I’ve called this blog ‘Getting By in Art and Languages’ because at my last Spanish class (which was only my second so far) the teacher, Carmen, said that at the end of this foundation year we would be able to “get by in Spanish”. I thought about how ‘getting by’ is often in the title of language course materials and I like its realistic ambition. I suppose it is meant to make the task of learning a language seem less threatening and offer the hope that something will have been achieved at the end of it if one makes some effort. I also like the suggestion of there being a physical obstacle there that one has to ‘get by’ in order to progress.
I am aware that taking on this blog as well as learning a language in addition to doing all the other things I’m meant to do in a week is extra work but I’m starting it precisely because I would like it to form a connecting thread that will help me better understand what holds my various activities together rather than being a new separate distraction. When considering whether or not to learn a new language I found myself weighing up whether it would be better to spend those two hours a week making art or in a classroom speaking Spanish and I decided that there didn’t need to be a conflict if I reconciled the activities by perceiving them as part of a whole.

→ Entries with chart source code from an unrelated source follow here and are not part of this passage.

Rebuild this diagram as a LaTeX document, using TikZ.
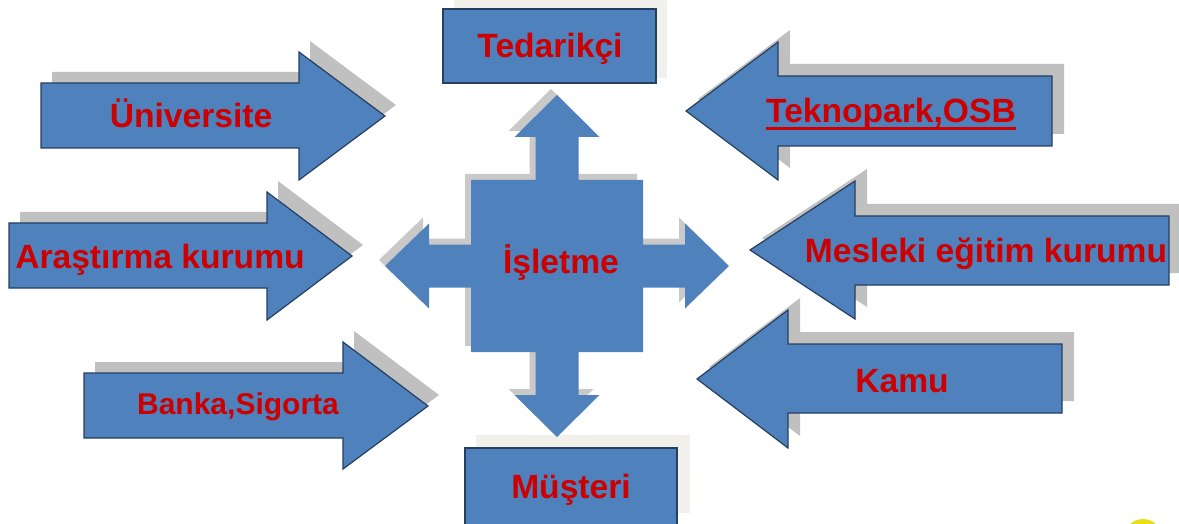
\documentclass[tikz,border=0pt]{standalone}
\usepackage{fontspec}
\setmainfont{Liberation Sans}
\usetikzlibrary{calc,shadows}
\definecolor{blockblue}{HTML}{4F81BD}
\definecolor{blockline}{HTML}{243F60}
\definecolor{shadowgray}{HTML}{C0C0C0}
\definecolor{boxshade}{HTML}{F2F0EB}
\definecolor{lblred}{HTML}{CC0000}

\begin{document}
\begin{tikzpicture}[x=1pt,y=-1pt,
    block/.style={fill=blockblue, draw=blockline, line width=1.2pt},
    rshade/.style={drop shadow={shadow xshift=11pt, shadow yshift=11pt, fill=shadowgray, opacity=1}},
    lshade/.style={drop shadow={shadow xshift=12pt, shadow yshift=12pt, fill=shadowgray, opacity=1}},
    lbl/.style={font=\bfseries\fontsize{33.6}{36}\selectfont, text=lblred, inner sep=0pt, anchor=base}]
    \useasboundingbox (0,0) rectangle (1179,524);
    \clip (0,0) rectangle (1179,524);

    % boxes top and bottom
    \fill[boxshade] (454,0) rectangle (667,78);
    \draw[block] (443,9) rectangle (656,83);
    \fill[boxshade] (476,435) rectangle (690,513);
    \draw[block] (465,448) rectangle (677,530);

    % arrows from the left
    \draw[block, rshade] (41,83) -- (299,83) -- (299,52) -- (385,116) -- (299,180) -- (299,148) -- (41,148) -- cycle;
    \draw[block, rshade] (9,223) -- (267,223) -- (267,192) -- (352,256) -- (267,320) -- (267,288) -- (9,288) -- cycle;
    \draw[block, rshade] (84,373) -- (343,373) -- (343,342) -- (428,406) -- (343,469) -- (343,438) -- (84,438) -- cycle;

    % arrows from the right
    \draw[block, lshade] (686,111) -- (778,42) -- (778,76) -- (1052,76) -- (1052,146) -- (778,146) -- (778,180) -- cycle;
    \draw[block, lshade] (750,250) -- (855,181) -- (855,216) -- (1169,216) -- (1169,285) -- (855,285) -- (855,319) -- cycle;
    \draw[block, lshade] (697,379) -- (788,310) -- (788,344) -- (1062,344) -- (1062,413) -- (788,413) -- (788,448) -- cycle;

    % cross in the middle
    \begin{scope}[shift={(557,266)}]
        \fill[blockblue, drop shadow={shadow xshift=-6pt, shadow yshift=6pt, fill=shadowgray!85, opacity=1}]
            (0,-171) -- (42.5,-129) -- (21.5,-129) -- (21.5,-86) -- (86,-86) -- (86,-21.5) -- (128,-21.5) -- (128,-42.5)
            -- (172,0) -- (128,42.5) -- (128,21.5) -- (86,21.5) -- (86,86) -- (21.5,86) -- (21.5,129) -- (42.5,129)
            -- (0,171) -- (-42.5,129) -- (-21.5,129) -- (-21.5,86) -- (-86,86) -- (-86,21.5) -- (-128,21.5) -- (-128,42.5)
            -- (-172,0) -- (-128,-42.5) -- (-128,-21.5) -- (-86,-21.5) -- (-86,-86) -- (-21.5,-86) -- (-21.5,-129) -- (-42.5,-129) -- cycle;
    \end{scope}

    % labels
    \node[lbl] (tedarikci) at (550,58) {Tedarikçi};
    \node[lbl] (musteri) at (571,498) {Müşteri};
    \node[lbl] (isletme) at (561,273) {İşletme};
    \node[lbl] (universite) at (191,128) {Üniversite};
    \node[lbl] (arastirma) at (160,268) {Araştırma kurumu};
    \node[lbl, font=\bfseries\fontsize{30}{33}\selectfont] (banka) at (238,414) {Banka,Sigorta};
    \node[lbl] (teknopark) at (891,123) {Teknopark,OSB};
    \draw[lblred, line width=3pt] ($(teknopark.base west)+(0,6)$) -- ($(teknopark.base east)+(0,6)$);
    \node[lbl] (mesleki) at (986,262) {Mesleki eğitim kurumu};
    \node[lbl] (kamu) at (902,392) {Kamu};

    % yellow spot at the corner
    \fill[yellow!90!black] (1143,538) circle (19);
\end{tikzpicture}
\end{document}
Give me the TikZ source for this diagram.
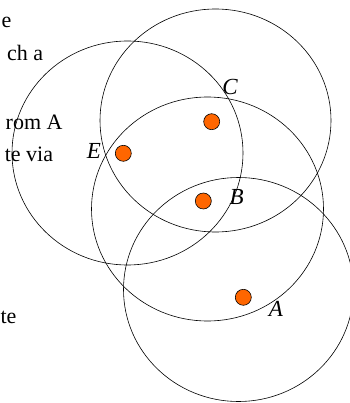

I know that I have always hugely enjoyed learning languages. So far I have learnt French at school from age 7, German from age 16, studied both to degree level, studied Arabic for one year and Polish for another at evening classes and dipped my toe in Armenian for a recent art event. The desire to learn Spanish came from having spent our summer holiday for the past 6 years in Spain without ever having learnt the language. This summer I decided I was too ashamed to still be communicating in hand signals with people we have got to know in the places we always visit and resolved to get on with learning to speak.
Key vocabulary: Beginning. Enjoyment. Holiday. Learning. Art. Connecting. Communicating. Understanding.